Many pot stocks are currently trading at the lowest prices they've ever seen. And while some may be destined for even more losses, others could be solid choices for investors willing to take on some risk while waiting for the industry to bounce back. Cresco Labs (OTC:CRLBF) and Green Thumb Industries (OTC:GTBIF) are two of the larger multistate operators in the country, and they're both down about 40% year-to-date, which is worse than the 32% decline the Horizons Marijuana Life Sciences ETF (OTC:HMLSF) has seen during this time. Let's take a closer look at which of these Chicago-based pot stocks deserves more bullishness from investors.
Green Thumb has the edge in market share, but it may not stay that way
On April 15, Green Thumb released its year-end results for 2019. Revenue totaled $216.4 million for the full year. That's more than triple the $62.5 million the company recorded in 2018.
A big part of Green Thumb's success: a strong retail rollout. On April 13, amid the coronavirus pandemic, the company announced it was opening its 43rd retail store, located in Ohio. But there's even more potential growth ahead as Green Thumb has licenses for 96 retail locations. Currently, Green Thumb's presence spans 12 U.S. markets.
According to Cresco Labs's website, the company currently owns 22 dispensaries, with 31 retail licenses in total. Earlier this year, the company closed its acquisition of cannabis distributor Origin House, which gives Cresco Labs access to a very lucrative California market -- something Green Thumb currently lacks.
In Cresco Labs's most recent financial results, released back in November, the company's sales totaled $87.2 million over the trailing nine months, for a year-over-year increase of 231%. During the same period, Origin House generated $55.3 million in revenue, and its sales were up 413% from the prior year. That gives the companies combined sales of $142.5 million over a nine-month period. If we extrapolate that to 12 months, then the two companies should bring in about $190 million in sales for a full year. And with additional growth in the fourth quarter not factored into this calculation, the gap between Cresco Labs and Green Thumb could be even narrower. Either way, it could be a tight battle for market share between Cresco Labs and Green Thumb this year.
Which company is in a better cash position?
Cash and liquidity are unavoidable topics in the cannabis industry these days as many companies are struggling. Sales growth alone isn't enough to make a stock a winner these days, as is clear by the decline both of these stocks have seen in 2020 despite achieving significant sales numbers. And with the coronavirus pandemic threatening to put the economy into a recession, cash flow has to enter into the equation when assessing the long-term health of a pot stock.
As of Dec. 31, Green Thumb had $46.7 million of cash and cash equivalents on its books. During the year, it posted a loss of $59.1 million, and it burned through more than $18 million in cash to fund its day-to-day operating activities, which is in line with its cash burn in the previous year as well. The company also spent nearly $200 million on acquisitions, as well as property and equipment purchases. The good news is that it can scale back on those things if necessary amid the pandemic. From a cash perspective, Green Thumb doesn't look to be in imminent danger; its cash balance should be strong enough to absorb its rate of operating cash burn.
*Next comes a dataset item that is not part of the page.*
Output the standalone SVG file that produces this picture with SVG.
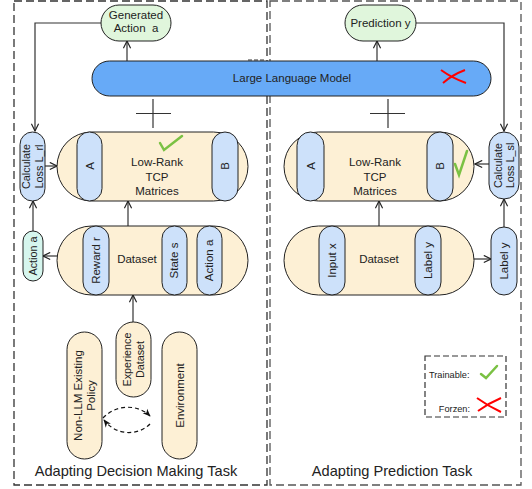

By comparison, Cresco Labs generated a loss of $15.2 million during its most recent nine-month period, and it used up $18.6 million to fund its operations during that time. However, it spent a bit less on investing activities, which totaled just $85.9 million. But Cresco Labs was in a bit better shape on Sept. 30, with cash and cash equivalents totaling $73.7 million. The problem, however, is that Origin House spent $46.2 million in cash on its operating activities over the same period, plus another $23.3 million toward its investing activities. And with just $22.4 million worth of cash and cash equivalents on its books as of Sept. 30, it was in the worst position of all three companies from a cash-flow perspective.
While the acquisition of Origin House will help Cresco Labs's growth, the concern for investors is whether it will hamper the business overall because of the significant cash bleed that will come into the picture.
Investors are better off with Green Thumb
Green Thumb's stock has suffered slightly lower losses this year compared to Cresco Labs's -- 43% vs 49% -- and that trend is likely to continue. At this point, there are too many moving parts involved with Cresco Labs and its acquisition of Origin House that should make investors hold off on buying shares of the company. The integration of Origin House and its high rate of cash burn could cause big problems for Cresco Labs at a very inopportune time, as it's getting more difficult to raise money amid falling valuations. Green Thumb already has, at worst, comparable market share to Cresco Labs and Origin House, and its cash position looks to be much better, that stock looks like the better buy.
This year may not be a great one for pot stocks, but odds are that Green Thumb will continue to outperform Cresco Labs.